We debate the date, but we all know Easter’s meaning

By WYATT EMMERICH,

Easter is late this year, April 21. Last year it was on April 1.

Easter is the first Sunday after the first full moon after the spring equinox. Easter can be as early as March 22 or as late as April 25.

The last time Easter was on March 22 was 1818. The last time Easter was on April 25 was 1943. The most common date of Easter is April 16, then April 5.

Setting the Easter date was a big controversy of early Christianity. Some wanted Easter observed on a Sunday. Others wanted to keep it on a day determined by a lunar date on the Jewish calendar, the day the Paschal lamb was traditionally slaughtered by the Jews.

Many church leaders did not want to celebrate Easter during the same time Jews were celebrating Passover.

At the First Council of Nicaea in 325, it was agreed that the Christians should observe a common date, independent from the Jewish calendar, which has some computational errors that was pushing Easter back later and later.

For the next few centuries, the controversy simmered because the actual amount of time for the earth to revolve around the sun does not perfectly match the hours, days, weeks and months of a fixed calendar. Many alternative methods of calculating the lunar calendar were proposed.

Around the 16th century, Christian church leaders adopted the more accurate “computus” method of calculating equinoxes and full moon dates. This is called the ecclesiastical calendar.

But over the years, even these highly accurate calculations have strayed, making the ecclesiastical dates slightly different from the actual, astronomical full moons and equinoxes.

For instance, this year the March astronomical equinox was Wednesday, March 20, while the first astronomical full moon in spring was on Thursday, March 21. If the church followed the timing of these astronomical events, this year’s Easter would be March 24, the Sunday after the full moon on March 21.

However, the full moon date in March specified by the church's ecclesiastical calendar was March 20, 2019 — one day before the ecclesiastical date of the March equinox, March 21. For that reason, this year’s Easter date is based on the next ecclesiastical full moon, which is on April 18. This is why Easter 2019 falls on April 21.

Is everybody clear on that?

Believe it or not, we’re still debating the date of Easter. In 1997, the World Council of Churches proposed a reform to replace the equation-based ecclesiastical dates with direct astronomical observation.

This would have also solved the Easter date difference between western churches that observe the Gregorian calendar and the eastern Orthodox churches that observe the Julian calendar. The reform was proposed to be implemented in 2001, but it is not yet adopted.

To make it really simple, the United Kingdom passed the Easter Act of 1928 to allow Easter to be fixed as the first Sunday after the second Saturday in April. However, this law has never been implemented.

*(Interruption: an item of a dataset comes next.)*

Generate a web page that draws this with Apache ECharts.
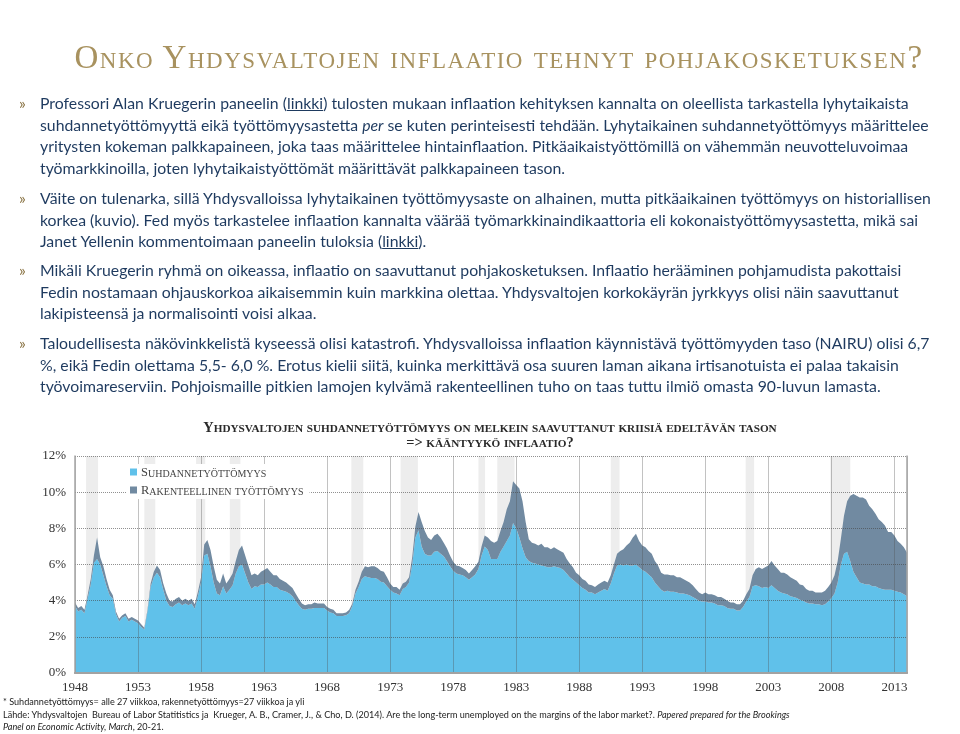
<!DOCTYPE html>
<html><head><meta charset="utf-8">
<script src="https://cdn.jsdelivr.net/npm/echarts@6/dist/echarts.min.js"></script>
<style>
html,body{margin:0;padding:0;background:#fff;width:960px;height:734px;overflow:hidden}
#chart{position:absolute;left:0;top:0;width:960px;height:734px}
#title{position:absolute;left:0;width:998px;text-align:center;top:37px;font-family:'Liberation Serif',serif;font-variant:small-caps;font-size:33px;letter-spacing:1.5px;line-height:40px;color:#a8925f;white-space:nowrap}
.p{position:absolute;left:40px;font-family:Lato,sans-serif;font-size:15.8px;line-height:21.5px;color:#1e3a5f;white-space:nowrap}
.p .b{position:absolute;left:-21px;top:0;color:#866f3e}
.p u{text-decoration:underline}
.fn{position:absolute;left:3px;font-family:Lato,sans-serif;font-size:9.1px;line-height:12.5px;color:#222;white-space:nowrap}
</style></head>
<body>
<div id="chart"></div>
<div id="title">Onko Yhdysvaltojen inflaatio tehnyt pohjakosketuksen?</div>
<div class="p" style="top:92px"><span class="b">»</span>Professori Alan Kruegerin paneelin (<u>linkki</u>) tulosten mukaan inflaation kehityksen kannalta on oleellista tarkastella lyhytaikaista<br>suhdannetyöttömyyttä eikä työttömyysastetta <i>per</i> se kuten perinteisesti tehdään. Lyhytaikainen suhdannetyöttömyys määrittelee<br>yritysten kokeman palkkapaineen, joka taas määrittelee hintainflaation. Pitkäaikaistyöttömillä on vähemmän neuvotteluvoimaa<br>työmarkkinoilla, joten lyhytaikaistyöttömät määrittävät palkkapaineen tason.</div>
<div class="p" style="top:187px"><span class="b">»</span>Väite on tulenarka, sillä Yhdysvalloissa lyhytaikainen työttömyysaste on alhainen, mutta pitkäaikainen työttömyys on historiallisen<br>korkea (kuvio). Fed myös tarkastelee inflaation kannalta väärää työmarkkinaindikaattoria eli kokonaistyöttömyysastetta, mikä sai<br>Janet Yellenin kommentoimaan paneelin tuloksia (<u>linkki</u>).</div>
<div class="p" style="top:259px"><span class="b">»</span>Mikäli Kruegerin ryhmä on oikeassa, inflaatio on saavuttanut pohjakosketuksen. Inflaatio herääminen pohjamudista pakottaisi<br>Fedin nostamaan ohjauskorkoa aikaisemmin kuin markkina olettaa. Yhdysvaltojen korkokäyrän jyrkkyys olisi näin saavuttanut<br>lakipisteensä ja normalisointi voisi alkaa.</div>
<div class="p" style="top:332px"><span class="b">»</span>Taloudellisesta näkövinkkelistä kyseessä olisi katastrofi. Yhdysvalloissa inflaation käynnistävä työttömyyden taso (NAIRU) olisi 6,7<br>%, eikä Fedin olettama 5,5- 6,0 %. Erotus kielii siitä, kuinka merkittävä osa suuren laman aikana irtisanotuista ei palaa takaisin<br>työvoimareserviin. Pohjoismaille pitkien lamojen kylvämä rakenteellinen tuho on taas tuttu ilmiö omasta 90-luvun lamasta.</div>
<div class="fn" style="top:696px">* Suhdannetyöttömyys= alle 27 viikkoa, rakennetyöttömyys=27 viikkoa ja yli<br>Lähde: Yhdysvaltojen&nbsp; Bureau of Labor Statitistics ja&nbsp; Krueger, A. B., Cramer, J., &amp; Cho, D. (2014). Are the long-term unemployed on the margins of the labor market?. <i>Papered prepared for the Brookings</i><br><i>Panel on Economic Activity, March</i>, 20-21.</div>
<script>
// Quarterly readings, starting 1948 Q1 (percent of labour force)
const startYear = 1948;
const shortTerm = [
3.7,3.4,3.5,3.3, 4.1,4.9,6.1,6.3, 6.0,5.4,4.8,4.3, 4.1,3.25,2.85,3.05, 3.15,2.85,2.95,2.85,
2.75,2.55,2.4,3.4, 4.75,5.3,5.55,5.3, 4.6,4.0,3.7,3.65, 3.8,3.9,3.75,3.85, 3.75,3.85,3.55,4.25,
5.0,6.5,6.6,5.9, 5.0,4.4,4.3,4.8, 4.4,4.6,4.85,5.5, 5.9,6.0,5.5,5.0, 4.65,4.8,4.75,4.9,
4.9,5.0,4.9,4.75, 4.75,4.6,4.55,4.5, 4.4,4.25,4.0,3.75, 3.55,3.5,3.55,3.55, 3.6,3.6,3.6,3.6,
3.45,3.35,3.3,3.15, 3.15,3.15,3.2,3.3, 3.7,4.4,4.75,5.2, 5.35,5.3,5.25,5.25, 5.2,5.05,5.0,4.8,
4.6,4.45,4.4,4.3, 4.65,4.75,5.0,6.0, 7.5,7.9,7.0,6.6, 6.5,6.5,6.7,6.75, 6.6,6.45,6.2,5.9,
5.65,5.5,5.45,5.4, 5.3,5.15,5.3,5.45, 5.75,6.5,7.0,6.8, 6.3,6.3,6.3,6.7, 7.0,7.3,7.6,8.3,
8.0,7.5,6.9,6.4, 6.2,6.1,6.05,6.0, 5.95,5.9,5.85,5.85, 5.9,5.85,5.8,5.7, 5.5,5.3,5.15,5.0,
4.85,4.7,4.6,4.45, 4.45,4.35,4.45,4.55, 4.65,4.55,4.95,5.5, 5.95,6.0,5.95,6.0, 5.95,5.95,6.0,5.85,
5.7,5.6,5.45,5.3, 5.0,4.8,4.6,4.5, 4.55,4.5,4.5,4.45, 4.4,4.4,4.35,4.3, 4.2,4.1,4.0,3.95,
3.95,3.9,3.9,3.85, 3.75,3.75,3.7,3.6, 3.55,3.55,3.45,3.45, 3.65,3.95,4.2,4.8, 4.85,4.8,4.7,4.75,
4.7,4.85,4.7,4.55, 4.45,4.4,4.35,4.25, 4.2,4.15,4.05,4.0, 3.9,3.85,3.85,3.8, 3.8,3.75,3.8,3.95,
4.15,4.4,5.0,6.0, 6.6,6.7,6.2,5.6, 5.3,5.0,4.95,4.9, 4.9,4.8,4.8,4.7, 4.65,4.6,4.6,4.6,
4.55,4.5,4.45,4.35, 4.25
];
const longTerm = [
0.2,0.2,0.2,0.2, 0.2,0.3,0.4,1.2, 0.4,0.5,0.4,0.3, 0.2,0.15,0.15,0.15, 0.15,0.15,0.15,0.15,
0.15,0.15,0.1,0.1, 0.2,0.3,0.4,0.4, 0.35,0.4,0.3,0.3, 0.3,0.3,0.25,0.25, 0.25,0.25,0.25,0.25,
0.3,0.6,0.75,0.9, 0.9,0.75,0.65,0.7, 0.55,0.6,0.65,0.7, 0.9,1.05,1.0,0.95, 0.75,0.7,0.65,0.7,
0.8,0.8,0.7,0.65, 0.65,0.6,0.55,0.5, 0.45,0.45,0.4,0.35, 0.3,0.25,0.25,0.25, 0.3,0.25,0.25,0.25,
0.2,0.2,0.2,0.15, 0.15,0.15,0.15,0.2, 0.15,0.2,0.3,0.4, 0.55,0.55,0.65,0.65, 0.6,0.6,0.6,0.5,
0.35,0.3,0.35,0.3, 0.3,0.3,0.3,0.4, 0.6,1.0,1.35,1.25, 1.0,0.85,0.9,0.95, 0.9,0.75,0.7,0.6,
0.5,0.45,0.45,0.4, 0.4,0.35,0.4,0.45, 0.4,0.5,0.6,0.7, 1.0,0.9,1.0,1.15, 1.35,1.75,1.9,2.3,
2.4,2.7,2.6,1.95, 1.2,1.1,1.1,1.05, 1.2,1.05,1.1,1.0, 1.05,1.0,0.95,0.95, 0.8,0.75,0.7,0.55,
0.55,0.5,0.5,0.45, 0.4,0.4,0.45,0.45, 0.45,0.45,0.45,0.5, 0.65,0.75,0.9,1.05, 1.25,1.55,1.7,1.45,
1.35,1.35,1.3,1.3, 1.2,1.15,0.95,0.95, 0.9,0.9,0.9,0.85, 0.9,0.8,0.75,0.7, 0.65,0.55,0.45,0.4,
0.5,0.45,0.45,0.45, 0.45,0.45,0.4,0.4, 0.35,0.35,0.35,0.35, 0.35,0.4,0.45,0.6, 0.9,1.05,1.05,1.1,
1.25,1.35,1.25,1.2, 1.1,1.15,1.1,1.05, 1.0,0.95,0.85,0.85, 0.75,0.7,0.7,0.65, 0.65,0.7,0.75,0.8,
0.85,1.0,1.2,1.4, 2.1,2.8,3.6,4.3, 4.5,4.7,4.75,4.7, 4.35,4.25,4.0,3.8, 3.7,3.55,3.2,3.2,
3.05,2.8,2.7,2.6, 2.4
];
// NBER recessions [start, end] in decimal years
const recessions = [
[1948.875,1949.83],[1953.5,1954.37],[1957.6,1958.33],[1960.28,1961.12],[1969.92,1970.87],
[1973.83,1975.2],[1980.0,1980.53],[1981.5,1982.87],[1990.5,1991.2],[2001.2,2001.87],[2007.92,2009.5]
];
const seriesNames = ['Suhdannetyöttömyys','Rakenteellinen työttömyys'];
const chartTitle = ['Yhdysvaltojen suhdannetyöttömyys on melkein saavuttanut kriisiä edeltävän tason','=> kääntyykö inflaatio?'];
const yTicks = {min:0, max:12, interval:2};
const xTicks = {min:1948, max:2014, interval:5};

// quarter positions (category labels for the stacked areas)
const dates = shortTerm.map((_, i) => startYear + i / 4);

function smallCaps(str, big, small) {
  let out = '', cur = null, buf = '';
  for (const ch of str) {
    const low = ch !== ch.toUpperCase();
    const st = low ? small : big;
    const c = low ? ch.toUpperCase() : ch;
    if (st !== cur) { if (buf) out += '{' + cur + '|' + buf + '}'; buf = ''; cur = st; }
    buf += c;
  }
  if (buf) out += '{' + cur + '|' + buf + '}';
  return out;
}

const serif = "'Liberation Serif', 'DejaVu Serif', serif";
const cBlue = '#60c1ea', cDark = '#718aa1';
const chart = echarts.init(document.getElementById('chart'), null, {renderer:'canvas'});
chart.setOption({
  backgroundColor: '#fff',
  animation: false,
  title: {
    text: chartTitle.map(t => smallCaps(t, 'b', 's')).join('\n'),
    left: 490, top: 420, textAlign: 'center', padding: 0,
    textStyle: {
      rich: {
        b: {fontFamily: serif, fontWeight: 'bold', fontSize: 14.4, color: '#2a2a2a', lineHeight: 15, verticalAlign: 'bottom'},
        s: {fontFamily: serif, fontWeight: 'bold', fontSize: 11.2, color: '#2a2a2a', lineHeight: 15, verticalAlign: 'bottom'}
      }
    }
  },
  legend: {
    data: seriesNames, orient: 'vertical', left: 126, top: 464,
    backgroundColor: '#fff', padding: [2, 6, 2, 4], itemGap: 5,
    itemWidth: 7, itemHeight: 7, icon: 'rect', selectedMode: false, z: 10,
    formatter: n => smallCaps(n, 'b', 's'),
    textStyle: {
      padding: [0, 0, 0, -1],
      rich: {
        b: {fontFamily: serif, fontSize: 12.5, color: '#444', lineHeight: 14, verticalAlign: 'bottom'},
        s: {fontFamily: serif, fontSize: 10, color: '#444', lineHeight: 14, verticalAlign: 'bottom'}
      }
    }
  },
  grid: {left: 75, top: 456, width: 832, height: 217, containLabel: false},
  xAxis: [{
    type: 'value', min: xTicks.min, max: xTicks.max, interval: xTicks.interval, z: 5,
    axisLine: {show: true, onZero: false, lineStyle: {color: '#9b9b9b', width: 2}},
    axisTick: {show: false},
    axisLabel: {margin: 8, fontFamily: serif, fontSize: 13, color: '#333', showMaxLabel: false,
      formatter: v => ((v - xTicks.min) % xTicks.interval === 0 ? String(v) : '')},
    splitLine: {show: true, lineStyle: {color: 'rgba(80,80,80,0.35)', width: 1}}
  }, {
    type: 'category', position: 'top', data: dates, boundaryGap: false, z: 5,
    axisLine: {show: true, lineStyle: {color: '#a5a5a5', width: 1.5}},
    axisTick: {show: false}, axisLabel: {show: false}, splitLine: {show: false}
  }],
  yAxis: [{
    type: 'value', min: yTicks.min, max: yTicks.max, interval: yTicks.interval, z: 5,
    axisLine: {show: true, lineStyle: {color: '#a5a5a5', width: 1.5}},
    axisTick: {show: false},
    axisLabel: {margin: 9, fontFamily: serif, fontSize: 13, color: '#333', formatter: '{value}%'},
    splitLine: {show: true, lineStyle: {color: 'rgba(70,70,70,0.6)', width: 1, type: [1, 1]}}
  }, {
    type: 'value', position: 'right', min: yTicks.min, max: yTicks.max, z: 5,
    axisLine: {show: true, lineStyle: {color: '#a5a5a5', width: 1.5}},
    axisTick: {show: false}, axisLabel: {show: false}, splitLine: {show: false}
  }],
  series: [{
    name: seriesNames[0], type: 'line', stack: 'u', symbol: 'none', z: 2,
    xAxisIndex: 1, yAxisIndex: 0,
    data: shortTerm,
    itemStyle: {color: cBlue}, lineStyle: {width: 0, color: cBlue},
    areaStyle: {color: cBlue, opacity: 1}
  }, {
    name: seriesNames[1], type: 'line', stack: 'u', symbol: 'none', z: 2,
    xAxisIndex: 1, yAxisIndex: 0,
    data: longTerm,
    itemStyle: {color: cDark}, lineStyle: {width: 0, color: cDark},
    areaStyle: {color: cDark, opacity: 1}
  }, {
    type: 'line', data: [], z: 3, silent: true, xAxisIndex: 0, yAxisIndex: 0,
    markArea: {silent: true, itemStyle: {color: 'rgba(200,200,200,0.32)'},
      data: recessions.map(r => [{xAxis: r[0]}, {xAxis: r[1]}])}
  }]
});
</script>
</body></html>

Other Easter dates are much easier.

Ash Wednesday (46 days before Easter)

Palm Sunday (one week before Easter)

Maundy Thursday (three days before Easter)

Good Friday (two days before Easter)

Easter Saturday (one day before Easter)

Easter Monday (one day after Easter)

Ascension Day (39 days after Easter)

Pentecost (49 days after Easter)

Whit Monday (50 days after Easter)

Trinity Sunday (56 days after Easter)

Corpus Christi (60 days after Easter)

 

Despite the debate over Easter’s date, we all agree what’s being celebrated: The rise of Jesus from the dead and his resurrection to a perfected body. The same resurrection that awaits the faithful.

The resurrection is a cornerstone of Christianity. As C.S. Lewis noted, there is no middle ground in which you can deny the resurrection yet credit Jesus as a great humanitarian leader. Jesus is either the Son of God or he is the biggest fraud in human history.

Mississippi is the most religious state in our nation. Seventy-seven percent of adults say Christianity is very important in their lives and pray daily. You can count me in that category.

Compare that to the United Kingdom, where only 27 percent say that religion is important in their lives.

The resurrected Jesus appeared to 500 people over 12 occasions 40 days after his death. We’re still in awe.

The resurrection seems miraculous to us, but then we didn’t create heaven and earth. For God, all things are possible. Our brains and senses, compared to God, are only slightly better than ants and mice. Human logic is a poor tool to attempt to prove or disprove the existence of God.

We are all enamored with computers these days. There’s a video game for everything. If humans can program video games, God can certainly program the universe. He can change the code any way he sees fit.

I am a believer through God’s grace which gives me faith. But I must admit, if you study the Bible, the dozens of prophecies are stunningly accurate. A rationalist would have a hard time explaining those away.

There have been so many convincing miracles in my life I could not even begin to list them all. One of my favorites was Easter a few years ago. In church, I prayed for greater faith. An hour later, I took a big bite out of the undercooked lamb from the River Hills buffet.

Several drops of blood fell on the white tablecloth and formed perfect crosses – yet another miracle to reinforce my faith.